The rest of the cast all bring their A-Game, too. Christian Bale is great again as Bruce Wayne and Batman. Everything that was great about him in the first film is still impressive. Whether he's hamming it up as Wayne with three supermodels on his arms or kicking butt as Batman, he's fun to watch on the screen. Gary Oldman gets a lot more to do as Lt. James Gordon, too. He completes the heroic trio of Dent, Batman, and Wayne and brings the 'everyman' presence to the film. Michael Caine gets to add a bit of interesting history as Alfred Pennyworth and Morgan Freeman makes a significant turn as Lucius Fox. Maggie Gyllenhaal proves she's a more than adequate substitute for Katie Holmes as Rachel Dawes. She brings a lot to the film, especially as part of the love triangle with Wayne and Dent. In fact, practically every secondary character in this film has a significant moment to shine. Christopher Nolan does a fantastic job using such a large and talented cast and not wasting them in the least.

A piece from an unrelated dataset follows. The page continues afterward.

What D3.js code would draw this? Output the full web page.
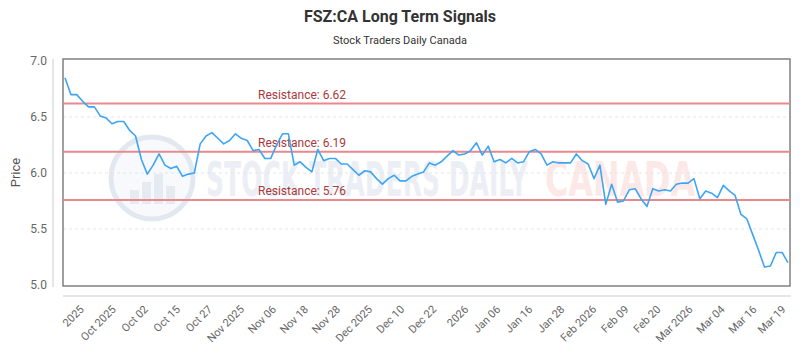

I'm not sure how much more to rave about "The Dark Knight." The music was great. The production design was great. All the new Bat-Gadgets like the Batpod, the sonar imagery, and the pneumatic glove were excellent. I also screened the film in IMAX (the first regular release film I've actually seen on the IMAX screen, actually). The picture would periodically switch from regular widescreen format to large screen format. It was good, but to be honest I almost didn't notice the switch. Only once or twice when there was a big explosion was it noticeable.
What Didn't Work:
There's very, very little that didn't work with this film. However, it does feel a little long towards the end, even though I was thoroughly enjoying it. There were about three occasions where I thought it was winding down, then another big action scene would take place. "The Dark Knight" almost needs an intermission in the middle so people can stretch their legs and refresh their drinks and popcorn.
The story is also quite complex to the point where even someone intently following the plot could get lost. There were a couple of places where I was thinking, "Wait, now why is this character doing this again?" I think it's going to take multiple viewings to 'get it'.
Finally, there's one scene where the Joker makes the citizens of Gotham make a dramatic choice in order to save their lives. I don't want to spoil it here, but there were some good aspects of the scene and some very cheesy aspects of the scene. You'll know what I'm talking about when you see it.
Oh, and parents should heed the PG-13 warnings. Despite the toys in cereal boxes and toys at Wal-Mart, this is NOT for kids. It is quite intense and Joker and Two-Face are guaranteed to give nightmares to younger children. As if they didn't already have reason to fear clowns...
The Bottom Line:
"The Dark Knight" is not only one of the best movies of the summer, but one of the best movies of 2008. This is a must-see.